C’était peut-être logique de vouloir le beurre – commerce sans frictions avec l’Europe – et l’argent du beurre – liberté de dérèglementer et de conclure des accords commerciaux avec des pays tiers, tel que les États-Unis. Mais ce n’était pas logique de penser que ça serait possible. Et il aurait donc toujours fallu, tôt ou tard, que les politiciens britanniques soient confrontés à l’incohérence de leurs propres demandes, et à la nécessité conséquente de faire des choix dont ils ne voulaient pas. La question irlandaise les a obligée à faire ces choix plus tôt que prévu. Car une frontière est binaire : soit elle existe, soit elle n’existe pas. Et comme je l’explique dans mon livre, il était essentiel qu’en Irlande elle demeure invisible, pour des raisons économiques, sociales, politiques et sécuritaires.

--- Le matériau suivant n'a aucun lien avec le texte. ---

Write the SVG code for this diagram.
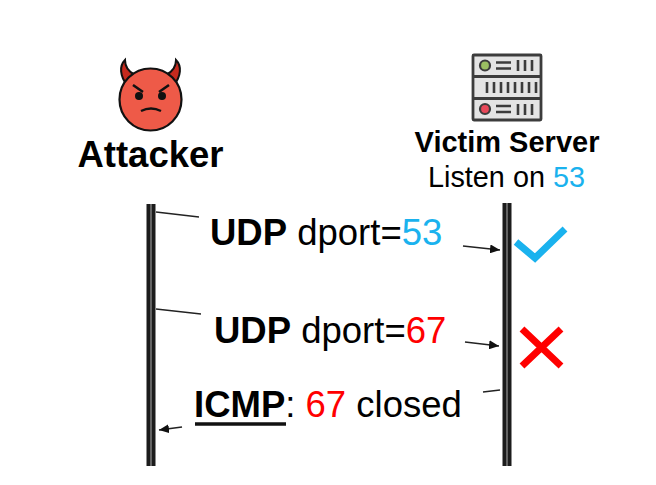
<svg xmlns="http://www.w3.org/2000/svg" width="656" height="485" viewBox="0 0 656 485">
<style>
text{font-family:"Liberation Sans",Arial,sans-serif;fill:#000}
.b{font-weight:700}
.blue{fill:#1ab2ee}
.red{fill:#ff0000}
.life{stroke:#1c1c1c;stroke-width:9;fill:none}
.lifein{stroke:#777;stroke-width:1.600;fill:none}
.msg{stroke:#222;stroke-width:1.600;fill:none}
.ic{stroke:#3c3c3c;stroke-width:2.600;fill:none}
</style>
<defs>
<marker id="a" markerUnits="userSpaceOnUse" markerWidth="11" markerHeight="9" refX="10" refY="4.500" orient="auto"><path d="M0 0L10 4.500L0 9Z" fill="#111"/></marker>
</defs>
<rect width="656" height="485" fill="#fff"/>
<g id="attacker">
<path d="M125 60C119 66 120 76 127 85L135 75C129 72 125 68 125 60Z" fill="#c62a1e" stroke="#111" stroke-width="2"/>
<path d="M176 60C182 66 181 76 174 85L166 75C172 72 176 68 176 60Z" fill="#c62a1e" stroke="#111" stroke-width="2"/>
<circle cx="150.500" cy="99.500" r="31" fill="#ee5a48" stroke="#111" stroke-width="2.200"/>
<circle cx="139" cy="96" r="4" fill="#111"/><circle cx="162" cy="96" r="4" fill="#111"/>
<path d="M133 85L143 92M169 85L159 92" stroke="#111" stroke-width="2.600" fill="none"/>
<path d="M141 111Q151 106 161 111" stroke="#111" stroke-width="2.400" fill="none"/>
<text class="b" x="150.500" y="166.500" font-size="36.500" text-anchor="middle">Attacker</text>
</g>
<g id="victim">
<rect x="473" y="55" width="68" height="65" rx="1" fill="#e4e4e4" stroke="#3c3c3c" stroke-width="2.800"/>
<path d="M473 76.500H541M473 98.500H541" stroke="#3c3c3c" stroke-width="2.800"/>
<circle cx="485" cy="65.500" r="5" fill="#9bbf62" stroke="#3c3c3c" stroke-width="2.200"/>
<circle cx="485" cy="109" r="5" fill="#e8495a" stroke="#3c3c3c" stroke-width="2.200"/>
<path class="ic" d="M496 62.500H511M496 68.500H511M496 106H511M496 112H511M518 60V71M525 60V71M532 60V71M518 104V115M525 104V115M532 104V115M487 82V93M494 82V93M501 82V93M508 82V93M515 82V93M522 82V93M529 82V93M536 82V93"/>
<text class="b" x="507" y="152" font-size="29" text-anchor="middle">Victim Server</text>
<text x="506.500" y="187" font-size="28.800" text-anchor="middle">Listen on <tspan class="blue">53</tspan></text>
</g>
<g id="connectors">
<path class="life" d="M151 204V466"/><path class="lifein" d="M151 204V466"/>
<path class="life" d="M507 203V466"/><path class="lifein" d="M507 203V466"/>
<path class="msg" d="M156 212L199 217"/>
<path class="msg" d="M463 246L500 250" marker-end="url(#a)"/>
<path class="msg" d="M156 309L201 314"/>
<path class="msg" d="M465 342L499 346" marker-end="url(#a)"/>
<path class="msg" d="M500 390L483 392"/>
<path class="msg" d="M182 427L159 430" marker-end="url(#a)"/>
</g>
<g id="msg1"><text x="210" y="245" font-size="36.500"><tspan class="b">UDP</tspan> dport=<tspan class="blue">53</tspan></text></g>
<g id="msg2"><text x="214" y="343" font-size="36.500"><tspan class="b">UDP</tspan> dport=<tspan class="red">67</tspan></text></g>
<g id="msg3"><text x="194" y="417" font-size="36.500"><tspan class="b">ICMP</tspan>: <tspan class="red">67</tspan> closed</text><path d="M195 424H286" stroke="#111" stroke-width="3.500"/></g>
<g id="check"><path d="M516 242L535 258L565 229" fill="none" stroke="#1ab2ee" stroke-width="7"/></g>
<g id="cross"><path d="M522 329L561 366M561 329L522 366" fill="none" stroke="#ff0000" stroke-width="7"/></g>
</svg>
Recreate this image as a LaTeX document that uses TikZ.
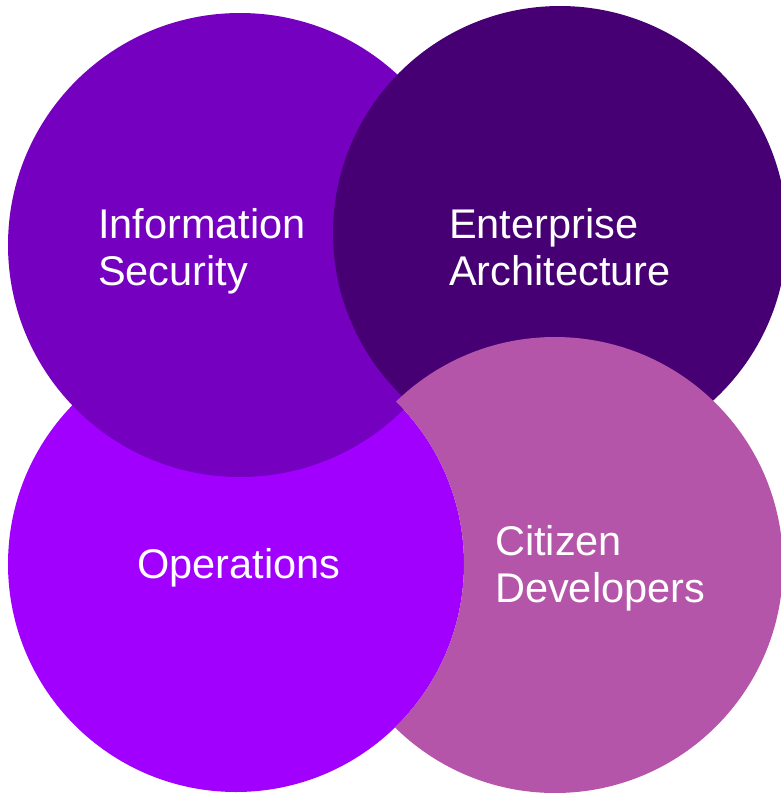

Cela impliquait que l’Irlande du Nord reste, de facto, dans l’union douanière et le Marché Unique. Mais Londres était scandalisé quand l’Union européenne a publié un texte, le 28 février 2018, où tout cela était décrit en noir sur blanc. Theresa May rejeta le texte le jour de sa publication : elle déclara devant le Parlement qu’il menaçait « l’intégrité constitutionnelle » du Royaume Uni, et qu’« aucun Premier ministre britannique ne pourrait jamais l’accepter ». Le problème pour le Premier ministre était de voir que l’Irlande du Nord aurait un statut différent de celui de la Grande-Bretagne, au cas où la clause de sauvegarde serait activée faute d’autres solutions permettant d’éviter une frontière en Irlande. Cela l’offensait, soit à cause de ses convictions unionistes, soit à cause de sa dépendance politique vis à vis du Democratic Unionist Party (DUP) nord-irlandais.

Le 7 juin 2018, le Gouvernement britannique proposa donc sa propre version de la clause de sauvegarde : au cas où le backstop serait requis, celui-ci consisterait en une union douanière temporaire à l’échelle du Royaume-Uni entier. La proposition fut aussitôt rejetée par l’Union européenne : il fallait que le backstop soit sans limite de temps ; il fallait qu’il prenne compte des normes réglementaires liées au Marché Unique ; et il fallait, comme l’avait toujours demandé l’Union, qu’il soit limité au seul Irlande du Nord. Pas question d’une clause de sauvegarde à l’échelle du royaume entier : cela impliquerait que des éléments de la relation commerciale future entre l’Union et le Royaume-Uni rentreraient dans l’accord de retrait, qui était censé de ne prendre en compte que des questions strictement liées au divorce.

Les négociations étaient donc dans l’impasse. Mais les évènements ont pris une tournure surprenante au cours du mois de novembre : l’Union européenne a fini par concéder qu’une union douanière à l’échelle du Royaume-Uni entier pouvait faire partie du backstop. Si la clause de sauvegarde devait rentrer en vigueur, il n’y aurait donc pas de contrôles douaniers entre l’Irlande du Nord et la Grande Bretagne, possibilité qu’avait exclu un amendement proposé par des Brexiteurs et adopté par la Chambre des Communes en juillet 2018. Une grande victoire pour le Gouvernement britannique donc. Toutefois, il faudrait bien sûr aussi que l’Irlande du Nord reste de facto dans le Marché Unique, et qu’il y aurait des contrôles réglementaires assurant que des produits exportés de la Grande-Bretagne en Irlande du Nord étaient conformes aux normes européennes. Mais une grande partie de ces exportations passe par Dublin, où il y aurait de toute manière de tels contrôles. Et, si la clause de sauvegarde était activée, l’Irlande de Nord pourrait exporter, sans contrôles, en Grande Bretagne et en Europe. Ses agriculteurs et industriels étaient ravis.

Une victoire donc, et pourtant, personne n’est content. Le DUP souhaite que les exportations de l’Irlande du Nord vers l’Europe soient soumises aux mêmes coûts que celles de la Grande-Bretagne : c’est une question d’identité nationale, semble-t-il. Les Brexiteurs de l’Angleterre ont peur que la Grande-Bretagne ne puisse pas sortir du backstop. Et les partisans du Remain souhaitent rester en Europe, et voteront donc contre l’accord – à moins que la Cour de Justice ne fasse savoir d’ici le 11 décembre que de toute manière il sera impossible de faire marche arrière. Et il y a donc un grand risque d’une sortie catastrophique sans accord.

Si la France n’est pas ravie non plus, d’avoir dû avaler un backstop contenant des éléments à l’échelle du Royaume Uni entier, c’est peut-être le moment de le faire connaître ? Savoir que les Français sont embêtés eux aussi, ça pourrait toujours aider à faire passer l’accord Outre-Manche. 


* Depuis 2011, Kevin O’Rourke est professeur d’histoire économique à l’Université d’Oxford. Il a publié « Une brève histoire du Brexit » aux éditions Odile Jacob.